China on Saturday announced plans to expand its seabed mineral explorations in the Indian Ocean after an international authority approved its bid to mine for polymetallic sulphide ore, much to the surprise of India.
Beijing has already got approval to explore in a 10,000 sq km seabed area in southwest Indian Ocean for the ore and now it plans to invest more to expand the "depth and scope of oceanic research". Following the approval, China's Ocean Mineral Resources Research and Development Association is set to sign a 15-year exploration contract with the International Seabed Authority later this year granting pre-emptive rights for it to develop the ore deposit in future, state run Xinhua reported.
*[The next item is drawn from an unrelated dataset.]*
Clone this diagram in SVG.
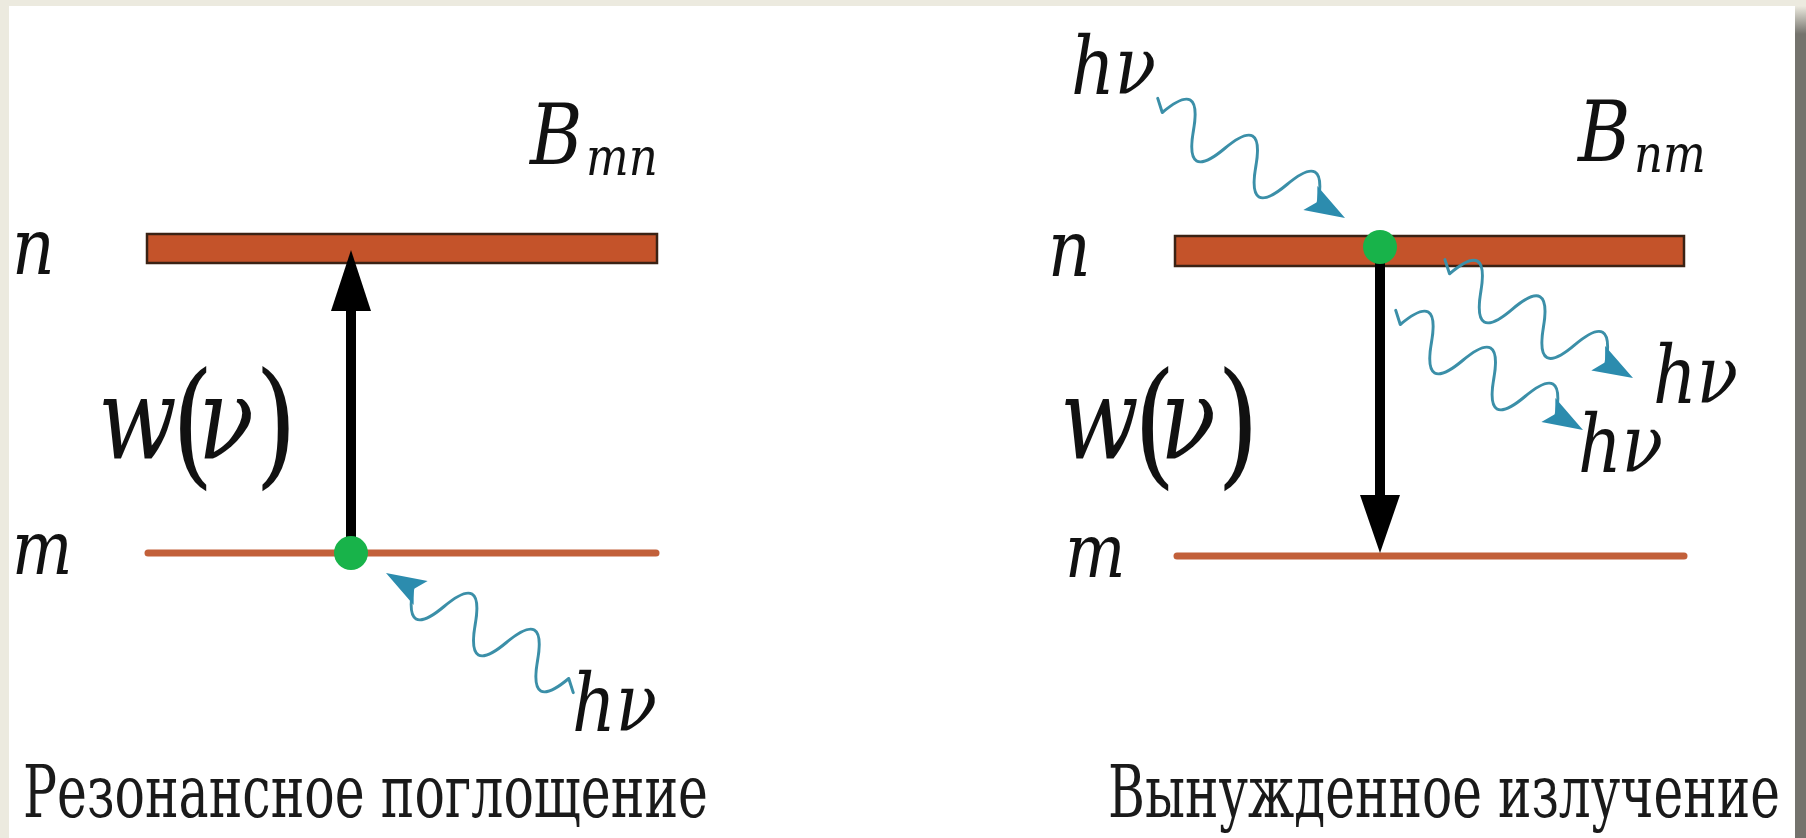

"We will expand the depths and scope of oceanic research and improve our understanding of the ocean, with special focuses on the polar regions and deep sea environments," Liu Cigui, head of the State Oceanic Administration, told a meeting on oceanic technology in Beijing.
The move has already raised concerns in India with Directorate of Naval Intelligence informing the Indian government that the contract would provide an excuse for China to operate its warships besides compiling data on the vast mineral resources in India's backyard.
Chinese released a guideline on the oceanic science and technology development between 2011 and 2015, vowing to invest more to boost the country's maritime economy. Liu said more efforts will be made to boost innovation and strive for breakthroughs in key technology in order to stimulate the development of emerging oceanic industries but did not mention the amount money China will be investing.